Zmiany, zmiany, zmiany…
Każdej dziedzinie sportu towarzyszy ewolucja, która nie omija również stosowania grapplingu w MMA. Zawodnicy, poszukując najbardziej skutecznego sposobu walki, jeżdżą na seminaria, próbują nowych rozwiązań i podglądają to, co stosują inni zawodnicy. Wszystko to prowadzi do rozwoju dyscypliny i powstawania co jakiś czas mody na dany styl stosowania technik parterowych w MMA. Chcąc nadążyć za resztą, powinieneś trenować BJJ regularnie, aby w pewnej chwili nie okazało się, że nie robiąc kroku naprzód, zaczynasz się cofać.
Broń się
Wychodząc poza zawody amatorskie (a być może wcześniej) z pewnością trafisz na kogoś, kogo stylem bazowym jest BJJ. Jeżeli dobrze bronisz obaleń, masz szansę na przetrwanie boju. Jeżeli nie – wylądujesz na terytorium przeciwnika i w najgorszym razie zaczniesz walczyć na „stonkę ziemniaczaną”.
Zobacz także: Najgorsze błędy, które możesz popełnić, trenując brazylijskie jiu-jitsu
Wyższy poziom wtajemniczenia
Nawet jeśli znasz daną technikę i wykonujesz ją swobodnie na klubowych sparingach, to stres związany z walką może spowodować, że utracisz zdolność swobodnego kulania. Receptą na to jest wykonywania danej techniki tak długo aż będziesz sięgać po nią automatycznie, bez zastanawiania się, czy czekania na podpowiedź narożnika.

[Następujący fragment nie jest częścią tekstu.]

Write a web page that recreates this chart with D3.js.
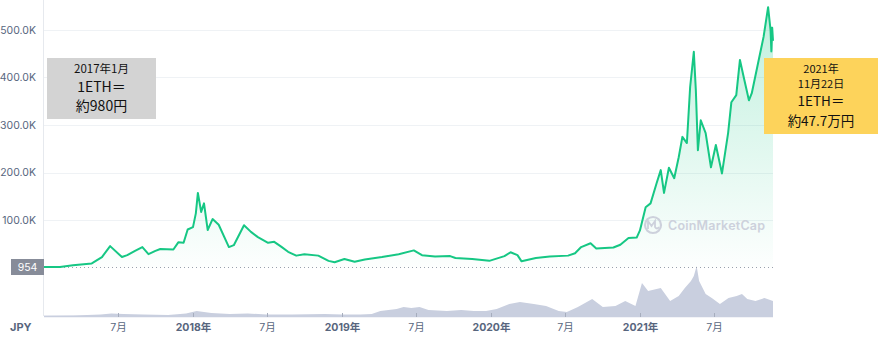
<!DOCTYPE html>
<html><head><meta charset="utf-8">
<script src="https://cdn.jsdelivr.net/npm/d3@7"></script>
<style>
html,body{margin:0;padding:0;background:#fff;}
svg{display:block;}
</style></head>
<body>
<svg id="chart" width="878" height="353"></svg>
<script>
// ---- data ----
const priceDates = ["2017-01-01","2017-02-09","2017-03-13","2017-04-28","2017-05-23","2017-06-12","2017-07-11","2017-07-24","2017-08-12","2017-08-30","2017-09-14","2017-10-01","2017-10-13","2017-11-14","2017-11-26","2017-12-09","2017-12-19","2018-01-01","2018-01-08","2018-01-13","2018-01-21","2018-01-28","2018-02-06","2018-02-18","2018-03-05","2018-03-30","2018-04-11","2018-05-06","2018-05-23","2018-06-09","2018-07-04","2018-07-19","2018-08-05","2018-08-22","2018-09-11","2018-10-01","2018-11-04","2018-11-29","2018-12-14","2019-01-07","2019-02-01","2019-02-26","2019-04-09","2019-05-20","2019-06-26","2019-07-16","2019-08-17","2019-09-23","2019-10-06","2019-11-16","2019-12-28","2020-02-03","2020-02-18","2020-03-06","2020-03-16","2020-04-20","2020-05-24","2020-07-08","2020-07-25","2020-08-09","2020-09-01","2020-09-15","2020-10-27","2020-11-13","2020-12-03","2020-12-23","2020-12-31","2021-01-14","2021-01-26","2021-02-10","2021-02-20","2021-02-28","2021-03-12","2021-03-25","2021-04-05","2021-04-14","2021-04-25","2021-05-03","2021-05-12","2021-05-17","2021-05-22","2021-05-29","2021-06-10","2021-06-23","2021-07-05","2021-07-20","2021-08-04","2021-08-12","2021-08-24","2021-09-02","2021-09-12","2021-09-24","2021-10-01","2021-10-18","2021-10-30","2021-11-10","2021-11-16","2021-11-18","2021-11-20","2021-11-22"];
const priceValues = [980,1300,4500,8500,22000,45000,22000,26000,35000,43000,28000,35000,39000,38000,53000,52000,80000,85000,114000,157000,117000,135000,79000,102000,90000,43000,47000,89000,75000,64000,52000,54000,44000,33000,25000,28000,25000,14000,11000,18000,12000,17000,22000,28000,36000,26000,23000,24000,20000,18000,14000,24000,32000,26000,13000,20000,23000,25000,30000,43000,51000,40000,42000,48000,62000,63000,78000,127000,135000,178000,205000,157000,210000,188000,232000,275000,262000,380000,454000,373000,247000,310000,283000,211000,258000,198000,283000,348000,363000,437000,398000,352000,367000,437000,486000,548000,500000,455000,505000,477000];

const volumeDates = ["2017-01-01","2017-03-15","2017-05-20","2017-06-15","2017-07-15","2017-09-01","2017-11-01","2017-12-15","2018-01-10","2018-02-15","2018-04-01","2018-05-15","2018-07-01","2018-09-01","2018-11-20","2019-01-01","2019-02-15","2019-03-15","2019-04-05","2019-05-15","2019-06-01","2019-06-20","2019-07-10","2019-08-01","2019-09-15","2019-10-20","2019-11-20","2019-12-20","2020-01-15","2020-02-15","2020-03-12","2020-04-15","2020-05-15","2020-06-15","2020-07-05","2020-08-01","2020-09-05","2020-10-01","2020-11-01","2020-11-25","2020-12-20","2021-01-05","2021-01-20","2021-02-20","2021-03-15","2021-04-05","2021-04-20","2021-05-05","2021-05-12","2021-05-19","2021-05-25","2021-06-10","2021-06-25","2021-07-15","2021-08-05","2021-08-25","2021-09-07","2021-09-20","2021-10-10","2021-11-01","2021-11-22"];
const volumeValues = [0.3,0.5,1.5,2.5,2,1.5,1,2.5,5,3,2,2.5,1.5,1.5,2,1.5,1.5,2,5,7,9,8,9,6,5,6,5,5,7,12,14,12,10,5,4,9,17,9,10,15,10,33,25,28,15,20,28,35,40,50,35,22,18,12,18,20,22,17,15,18,15];

const yTicks = [100000,200000,300000,400000,500000];
const yTickLabels = ["100.0K","200.0K","300.0K","400.0K","500.0K"];
const xTickDates = ["2017-07-01","2018-01-01","2018-07-01","2019-01-01","2019-07-01","2020-01-01","2020-07-01","2021-01-01","2021-07-01"];
const xTickLabels = ["7月","2018年","7月","2019年","7月","2020年","7月","2021年","7月"];
const minPriceLabel = "954";
const currencyLabel = "JPY";
const noteLeft = ["2017年1月","1ETH＝","約980円"];
const noteRight = ["2021年","11月22日","1ETH＝","約47.7万円"];

// ---- drawing ----
const parse = d3.timeParse("%Y-%m-%d");
const price = priceDates.map((d,i)=>({date:parse(d), v:priceValues[i]}));
const volume = volumeDates.map((d,i)=>({date:parse(d), v:volumeValues[i]}));

const svg = d3.select("#chart");
const left = 44, right = 773;
const x = d3.scaleTime().domain([parse("2017-01-01"), parse("2021-11-22")]).range([left, right]);
const y = d3.scaleLinear().domain([0, 500000]).range([267.5, 30]);
const volBase = 316;
const yv = d3.scaleLinear().domain([0, 50]).range([volBase, 266]);

const defs = svg.append("defs");
const grad = defs.append("linearGradient").attr("id","fillg")
  .attr("gradientUnits","userSpaceOnUse").attr("x1",0).attr("x2",0).attr("y1",0).attr("y2",267);
grad.append("stop").attr("offset","0%").attr("stop-color","#16c784").attr("stop-opacity",0.28);
grad.append("stop").attr("offset","100%").attr("stop-color","#16c784").attr("stop-opacity",0.01);

const labelFont = "Inter, 'Noto Sans CJK JP', sans-serif";
const gray = "#58667e";

// grid lines
svg.append("g").selectAll("line").data(yTicks).join("line")
  .attr("x1", left).attr("x2", right)
  .attr("y1", d=>Math.round(y(d))+0.5).attr("y2", d=>Math.round(y(d))+0.5)
  .attr("stroke","#eff2f5").attr("stroke-width",1);

// y labels
svg.append("g").selectAll("text").data(yTicks).join("text")
  .attr("x", 36).attr("y", d=>y(d)).attr("dy","0.35em")
  .attr("text-anchor","end").attr("font-family",labelFont).attr("font-size",10.5)
  .attr("fill",gray).text((d,i)=>yTickLabels[i]);

// left axis line
svg.append("line").attr("x1",left-0.5).attr("x2",left-0.5).attr("y1",0).attr("y2",volBase)
  .attr("stroke","#e6e9ee").attr("stroke-width",1);

// volume
svg.append("path").datum(volume)
  .attr("d", d3.area().x(d=>x(d.date)).y0(volBase).y1(d=>yv(d.v)))
  .attr("fill","#c9cfdf");
svg.append("line").attr("x1",left).attr("x2",right).attr("y1",volBase+0.5).attr("y2",volBase+0.5)
  .attr("stroke","#c9cfdf").attr("stroke-width",1.5);

// min dotted line
const minY = 267.5;
svg.append("line").attr("x1",left).attr("x2",right).attr("y1",minY).attr("y2",minY)
  .attr("stroke","#9aa0ad").attr("stroke-width",1).attr("stroke-dasharray","1,3");

// area + line
svg.append("path").datum(price)
  .attr("d", d3.area().x(d=>x(d.date)).y0(minY).y1(d=>y(d.v)))
  .attr("fill","url(#fillg)");
svg.append("path").datum(price)
  .attr("d", d3.line().x(d=>x(d.date)).y(d=>y(d.v)))
  .attr("fill","none").attr("stroke","#16c784").attr("stroke-width",2).attr("stroke-linejoin","round");

// watermark
const wm = svg.append("g");
wm.append("circle").attr("cx",653).attr("cy",225).attr("r",8).attr("fill","none").attr("stroke","#cdd1dc").attr("stroke-width",2.2);
wm.append("path").attr("d","M648,229 L648,221 L651.5,226 L655,221 L655,227 Q657,230 659,227")
  .attr("fill","none").attr("stroke","#cdd1dc").attr("stroke-width",1.8);
wm.append("text").attr("x",668).attr("y",230).attr("font-family","Inter, sans-serif").attr("font-size",12.5)
  .attr("font-weight",600).attr("fill","#cdd1dc").attr("textLength",97).text("CoinMarketCap");

// min price label
svg.append("rect").attr("x",11).attr("y",259).attr("width",33).attr("height",16).attr("fill","#878c99");
svg.append("text").attr("x",27.5).attr("y",267.5).attr("dy","0.35em").attr("text-anchor","middle")
  .attr("font-family",labelFont).attr("font-size",10.5).attr("fill","#fff").text(minPriceLabel);

// x ticks
const xt = svg.append("g");
xTickDates.forEach((d,i)=>{
  const px = Math.round(x(parse(d)))+0.5;
  xt.append("line").attr("x1",px).attr("x2",px).attr("y1",volBase-3).attr("y2",volBase+1)
    .attr("stroke","#a6adbd").attr("stroke-width",1);
  const isYear = xTickLabels[i].includes("年");
  xt.append("text").attr("x",px).attr("y",327).attr("dy","0.35em").attr("text-anchor","middle")
    .attr("font-family",labelFont).attr("font-size",10.5).attr("font-weight",isYear?700:400)
    .attr("fill",gray).text(xTickLabels[i]);
});
svg.append("text").attr("x",10).attr("y",327).attr("dy","0.35em")
  .attr("font-family",labelFont).attr("font-size",11).attr("font-weight",700)
  .attr("fill",gray).text(currencyLabel);

// annotations
const jp = "'Noto Sans CJK JP', sans-serif";
svg.append("rect").attr("x",47).attr("y",58).attr("width",109).attr("height",61).attr("fill","#d3d3d3");
[[noteLeft[0],69,11.5],[noteLeft[1],87.5,14],[noteLeft[2],106,14]].forEach(([t,yy,fs])=>{
  svg.append("text").attr("x",101.5).attr("y",yy).attr("dy","0.35em").attr("text-anchor","middle")
    .attr("font-family",jp).attr("font-size",fs).attr("fill","#111").text(t);
});
svg.append("rect").attr("x",764).attr("y",58).attr("width",114).attr("height",76).attr("fill","#fdd35b");
[[noteRight[0],69,11],[noteRight[1],84,11],[noteRight[2],101.5,13.5],[noteRight[3],121,13.5]].forEach(([t,yy,fs])=>{
  svg.append("text").attr("x",821).attr("y",yy).attr("dy","0.35em").attr("text-anchor","middle")
    .attr("font-family",jp).attr("font-size",fs).attr("fill","#111").text(t);
});
</script>
</body></html>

Prostej recepty na sukces oczywiście nie ma. Tak jak zazwyczaj jest wiele rozwiązań jednego problemu, tak każdy z trenujących możesz sam dobrać najlepszy dla siebie rytm trenowania. Bez względu na to, którą drogę obierzesz — pamiętaj, że są rzeczy, których raczej nie da się przeskoczyć. Jedną z nich jest właśnie to, że aby się czegoś nauczyć, musisz poświęcić temu odpowiednią ilość czasu.